È il mese di gennaio, scopro di essere incinta
ma la gioia di quella notizia viene ben presto oscurata dall’esame del duo test, che serve a diagnosticare la probabilità di malformazioni del feto. Il risultato ci piomba addosso come una doccia gelata: alto rischio!
Da quel momento comincia un nuovo capitolo della nostra vita, un viaggio che ci vede ancora in cammino e che mai avremmo immaginato potesse trasformare completamente i nostri cuori.
Mi sottopongo alla villocentesi per sapere con certezza di che malformazione si tratti e, nell’attesa del risultato, io e mio marito cominciamo a riflettere sul da farsi, quasi come se riflettere sulla vita di quel feto rientrasse nella nostra potestà genitoriale.
Un bel giorno mentre preparo il pranzo, mi chiamano dall’ospedale dicendomi: “Il bambino ha qualche problema. Ha la trisomia 21”.
Ho riagganciato e ripreso ciò che stavo facendo.
Accettando quella vita ho inconsapevolmente liberato il mio cuore dalla paura, la mia mente dai pensieri molesti e anziché combattere contro qualcosa che non potevo cambiare, ho cercato di capire come potessi cambiare me stessa per fronteggiare quella situazione. Quello che non conosciamo ci spaventa, costituisce una minaccia per i nostri fragili equilibri al punto che anche l’arrivo di un bambino può mettere in crisi la nostra esistenza.
Certo, maschio o femmina purché sia sano; e se non lo fosse? In tal caso siamo padroni della nostra vita e di quella del nostro feto. In fondo meglio prima che dopo, meglio rispedirlo al mittente piuttosto che garantirgli un’esistenza indegna e di dolore.
Mio marito non riesce ad accettare l’idea di avere un figlio disabile, non potrà proteggerlo, né garantirgli una vita normale, ma il mio cuore attendeva proprio quel figlio così com’era e lo amava incondizionatamente.
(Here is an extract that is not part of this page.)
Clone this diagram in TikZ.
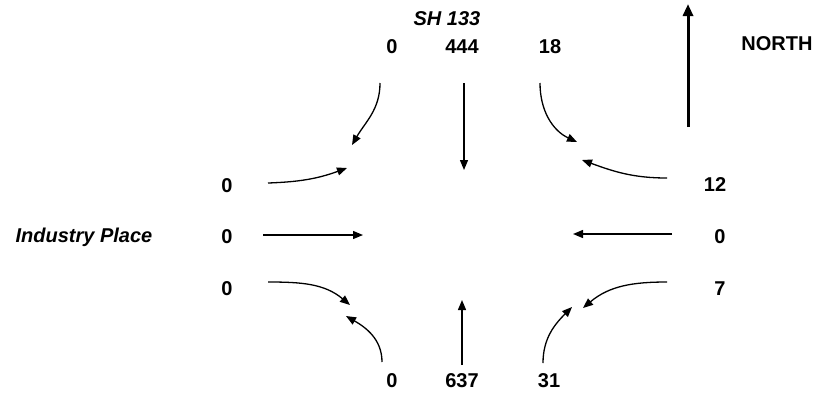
\documentclass[tikz,border=0pt]{standalone}
\usepackage{fontspec}
\setmainfont{Liberation Sans}
\usetikzlibrary{arrows.meta}

\begin{document}
\begin{tikzpicture}[x=0.5pt, y=0.5pt, ->, >={Triangle[length=5pt, width=4pt]}, line width=0.65pt]
    \tikzstyle{every node}=[font=\fontsize{10}{11}\selectfont\bfseries, inner sep=0pt]
    \tikzstyle{street}=[font=\fontsize{10}{11}\selectfont\bfseries\itshape]
    \useasboundingbox (0,0) rectangle (818,393);

    \node[street] (sh) at (447,374) {SH 133};
    \node[street, anchor=east] (ind) at (153,156) {Industry Place};
    \node (north) at (777,349) {NORTH};

    \node (nl) at (392,346) {0};
    \node (nt) at (462,346) {444};
    \node (nr) at (550,346) {18};
    \node (wl) at (227,207) {0};
    \node (wt) at (227,156) {0};
    \node (wr) at (227,104) {0};
    \node (el) at (715,208) {12};
    \node (et) at (720,156) {0};
    \node (er) at (720,104) {7};
    \node (sr) at (392,12) {0};
    \node (st) at (462,12) {637};
    \node (sl) at (549,12) {31};

    \coordinate (nl0) at (380,310);  \coordinate (nl1) at (352,248);
    \coordinate (nt0) at (464,310);  \coordinate (nt1) at (464,223);
    \coordinate (nr0) at (540,310);  \coordinate (nr1) at (577,251);
    \coordinate (wl0) at (268,210);  \coordinate (wl1) at (347,225);
    \coordinate (wt0) at (263,158);  \coordinate (wt1) at (363,158);
    \coordinate (wr0) at (268,111);  \coordinate (wr1) at (350,88);
    \coordinate (el0) at (667,215);  \coordinate (el1) at (582,233);
    \coordinate (et0) at (672,159);  \coordinate (et1) at (573,159);
    \coordinate (er0) at (667,111);  \coordinate (er1) at (583,85);
    \coordinate (sr0) at (382,31);   \coordinate (sr1) at (346,77);
    \coordinate (st0) at (462,28);   \coordinate (st1) at (462,93);
    \coordinate (sl0) at (543,30);   \coordinate (sl1) at (572,86);
    \coordinate (n0) at (688,266);   \coordinate (n1) at (688,389);

    \draw (nl0) to[out=-90, in=60] (nl1);
    \draw (nt0) -- (nt1);
    \draw (nr0) to[out=-90, in=155] (nr1);
    \draw (wl0) to[out=2, in=200] (wl1);
    \draw (wt0) -- (wt1);
    \draw (wr0) to[out=0, in=140] (wr1);
    \draw (el0) to[out=180, in=-20] (el1);
    \draw (et0) -- (et1);
    \draw (er0) to[out=180, in=40] (er1);
    \draw (sr0) to[out=90, in=-30] (sr1);
    \draw (st0) -- (st1);
    \draw (sl0) to[out=90, in=-135] (sl1);
    \draw[line width=1.5pt, >={Triangle[length=6pt, width=5pt]}] (n0) -- (n1);
\end{tikzpicture}
\end{document}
Scelgo il suo nome: Gioele, Dio è il mio signore. Pian piano si apre un varco nel cuore di Paolo ed inizia ad entrare l’amore.
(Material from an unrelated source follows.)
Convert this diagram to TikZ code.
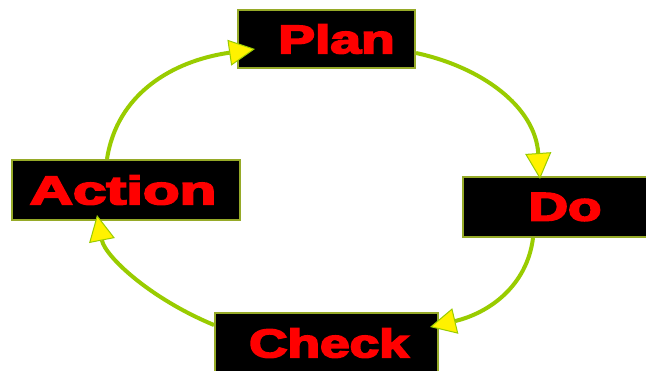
\documentclass[tikz,border=0pt]{standalone}
\usepackage{fontspec}
\setmainfont{Liberation Sans}[BoldFeatures={FakeBold=4}]
\usetikzlibrary{arrows.meta,calc}
\definecolor{cyclegreen}{RGB}{153,204,0}
\definecolor{boxedge}{RGB}{150,170,40}
\definecolor{lblred}{RGB}{255,0,0}
\newcommand{\pdcalabel}[2]{\scalebox{#1}[1]{\textcolor{lblred}{\bfseries #2}}}
\begin{document}
\begin{tikzpicture}[x=1pt,y=-1pt,
  pdcabox/.style={draw=boxedge,line width=2pt,fill=black,inner sep=0pt,font=\fontsize{40}{40}\selectfont},
  cyclearrow/.style={draw=cyclegreen,line width=4pt,
    -{Triangle[length=26pt,width=26pt,line width=1pt,fill=yellow]}}]
\fill[white] (0,0) rectangle (646,370);
\useasboundingbox (0,0) rectangle (646,370);
\clip (0,0) rectangle (646,370);
\node[pdcabox,minimum width=177pt,minimum height=58pt] (plan) at (326.5,39)
  {\hspace*{20pt}\pdcalabel{1.38}{Plan}};
\node[pdcabox,minimum width=228pt,minimum height=60pt] (action) at (126,190)
  {\pdcalabel{1.50}{Action}\hspace*{6pt}};
\node[pdcabox,minimum width=204pt,minimum height=60pt] (do) at (565,207)
  {\pdcalabel{1.37}{Do}};
\node[pdcabox,minimum width=223pt,minimum height=60pt] (check) at (326.5,343)
  {\hspace*{5pt}\pdcalabel{1.33}{Check}};
\draw[cyclearrow] ($(action.north)+(-19,0)$) .. controls ($(action.north)+(-9,-65)$) and ($(plan.west)+(-65,22)$) .. ($(plan.west)+(18,10)$);
\draw[cyclearrow] ($(plan.east)+(0,14)$) .. controls ($(plan.east)+(65,28)$) and ($(do.north)+(-30,-70)$) .. ($(do.north)+(-25,3)$);
\draw[cyclearrow] ($(do.south)+(-32,0)$) .. controls ($(do.south)+(-38,48)$) and ($(check.east)+(50,-30)$) .. ($(check.east)+(-9,-16)$);
\draw[cyclearrow] ($(check.west)+(0,-18)$) .. controls ($(check.west)+(-65,-45)$) and ($(action.south)+(-21,35)$) .. ($(action.south)+(-29,-6)$);
\end{tikzpicture}
\end{document}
Il pancione cresce, Gioele sta bene, ma il 21 luglio scopriamo l’insorgere di una complicazione rara. Il giorno dopo mi ricoverano al Policlinico Gemelli di Roma e lì resterò un mese.
Il mio bambino nasce a 30 settimane, pesa 1 kg e mezzo ed è subito trasferito nella terapia intensiva neonatale. Il secondo giorno lo abbiamo fatto battezzare. Era dolcissimo con la sua veste bianca. Il suo cuore batterà per 12 giorni, per poi spegnersi tra le mie braccia:
“Gioele mio … ne abbiamo fatta di strada fin qui.
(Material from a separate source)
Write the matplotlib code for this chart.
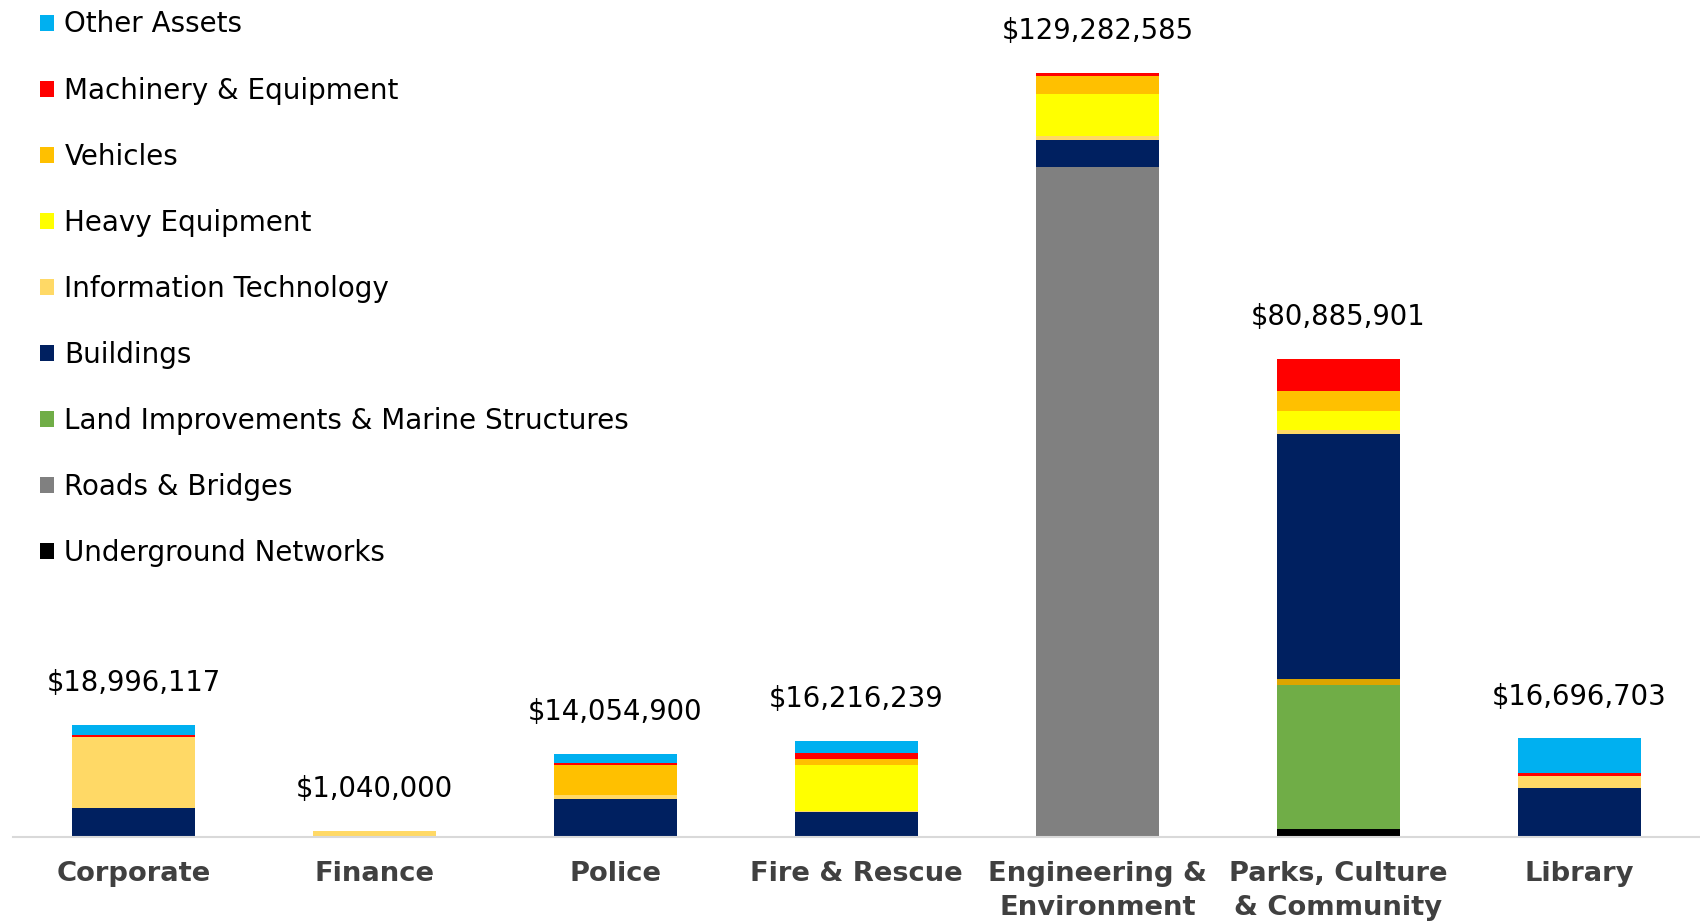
import matplotlib.pyplot as plt
import numpy as np

departments = ['Corporate', 'Finance', 'Police', 'Fire & Rescue',
               'Engineering &\nEnvironment', 'Parks, Culture\n& Community', 'Library']

# asset values per department ($), bottom of the stack first
underground = [0, 0, 0, 0, 0, 1320000, 0]
roads = [0, 0, 0, 0, 113400000, 0, 0]
land_marine = [0, 0, 0, 0, 0, 24400000, 0]
land_edge = [0, 0, 0, 0, 0, 1000000, 0]
buildings = [4900000, 0, 6430000, 4230000, 4570000, 41400000, 8350000]
info_tech = [12000000, 1040000, 600000, 200000, 680000, 800000, 1930000]
heavy_equip = [0, 0, 0, 7750000, 7050000, 3100000, 0]
vehicles = [0, 0, 5200000, 950000, 3000000, 3390000, 0]
machinery = [300000, 0, 300000, 1120000, 582585, 5475901, 620000]
other_assets = [1796117, 0, 1524900, 1966239, 0, 0, 5796703]

series = [
    ('Underground Networks', underground, '#000000'),
    ('Roads & Bridges', roads, '#808080'),
    ('Land Improvements & Marine Structures', land_marine, '#70AD47'),
    (None, land_edge, '#DDA500'),
    ('Buildings', buildings, '#002060'),
    ('Information Technology', info_tech, '#FFD966'),
    ('Heavy Equipment', heavy_equip, '#FFFF00'),
    ('Vehicles', vehicles, '#FFC000'),
    ('Machinery & Equipment', machinery, '#FF0000'),
    ('Other Assets', other_assets, '#00B0F0'),
]

fig = plt.figure(figsize=(17, 9.23), dpi=100)
ax = fig.add_axes([13 / 1700, 86 / 923, 1 - 13 / 1700, 1 - 86 / 923])

x = np.arange(len(departments))
bottom = np.zeros(len(departments))
handles = []
for name, vals, color in series:
    vals = np.array(vals, dtype=float)
    b = ax.bar(x, vals, width=0.51, bottom=bottom, color=color, edgecolor='none')
    if name is not None:
        handles.append((b, name))
    bottom += vals

# total value above each stack
totals = bottom
for xi, t in zip(x, totals):
    ax.annotate(f'${t:,.0f}', (xi, t), xytext=(0, 30), textcoords='offset points',
                ha='center', va='center', fontsize=19.8, color='black')

ax.set_xlim(-0.5, 6.5)
ax.set_ylim(0, 141.6e6)
ax.set_xticks(x)
ax.set_xticklabels(departments, fontsize=19.7, fontweight='bold', color='#404040',
                   linespacing=1.36)
ax.tick_params(axis='x', length=0, pad=17.5)
ax.set_yticks([])
for s in ['top', 'left', 'right']:
    ax.spines[s].set_visible(False)
ax.spines['bottom'].set_color('#d9d9d9')
ax.spines['bottom'].set_linewidth(1.5)

handles = handles[::-1]
fig.legend([h for h, _ in handles], [n for _, n in handles],
           loc='upper left', bbox_to_anchor=(40 / 1700, 1 - 10.5 / 923),
           frameon=False, fontsize=20, handlelength=0.5, handleheight=0.5,
           handletextpad=0.38, labelspacing=1.37, borderpad=0, borderaxespad=0)

fig.savefig('out.png', dpi=100)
Il giorno in cui mi hanno detto che saresti nato con la Sindrome di Down, ho pensato che se il Signore ti aveva affidato a me, era per mostrarmi un mondo nuovo e meraviglioso che non conoscevo. E tu se nato proprio come ti ho sempre immaginato, bellissimo e forte … un immenso dono di Dio.
Hai lottato per la tua vita dal primo istante, sei stato coraggioso e hai lasciato a noi un messaggio che non potremo mai dimenticare:
“La vita è amore e va difesa e vissuta sempre!”
Molti penseranno che la tua breve esistenza sia stata solo dolore e sofferenza, ma io so bene che non è stato questo il senso dei tuoi giorni.
Gioele mio, sei nato per amore e hai vissuto nell’amore … dei tuoi genitori e del tuo fratellino che hanno avuto l’onore e il compito di accompagnarti in questo tuo percorso; della tua famiglia e di tutti gli amici che hanno instancabilmente lottato, pregato e sperato con noi; di tutti i dottori che hanno fatto il possibile per te …
Ma la vita, Gioele mio, non è nelle nostre mani. Dice il Signore: “Lasciate che i bambini vengano a me e non glielo impedite, perché a chi è come loro appartiene il Regno dei Cieli”. Ed ora tu sei lì … libero di correre e giocare nella felicità eterna.
Se potessi tornare indietro, sceglierei ancora di essere la tua mamma, Gioele mio. Io e il tuo straordinario papà ti ameremo per sempre e per sempre sentiremo la tua mancanza, ma sono certa che un giorno ci riabbracceremo”.
Gioele, il capitolo più bello e prezioso della nostra vita.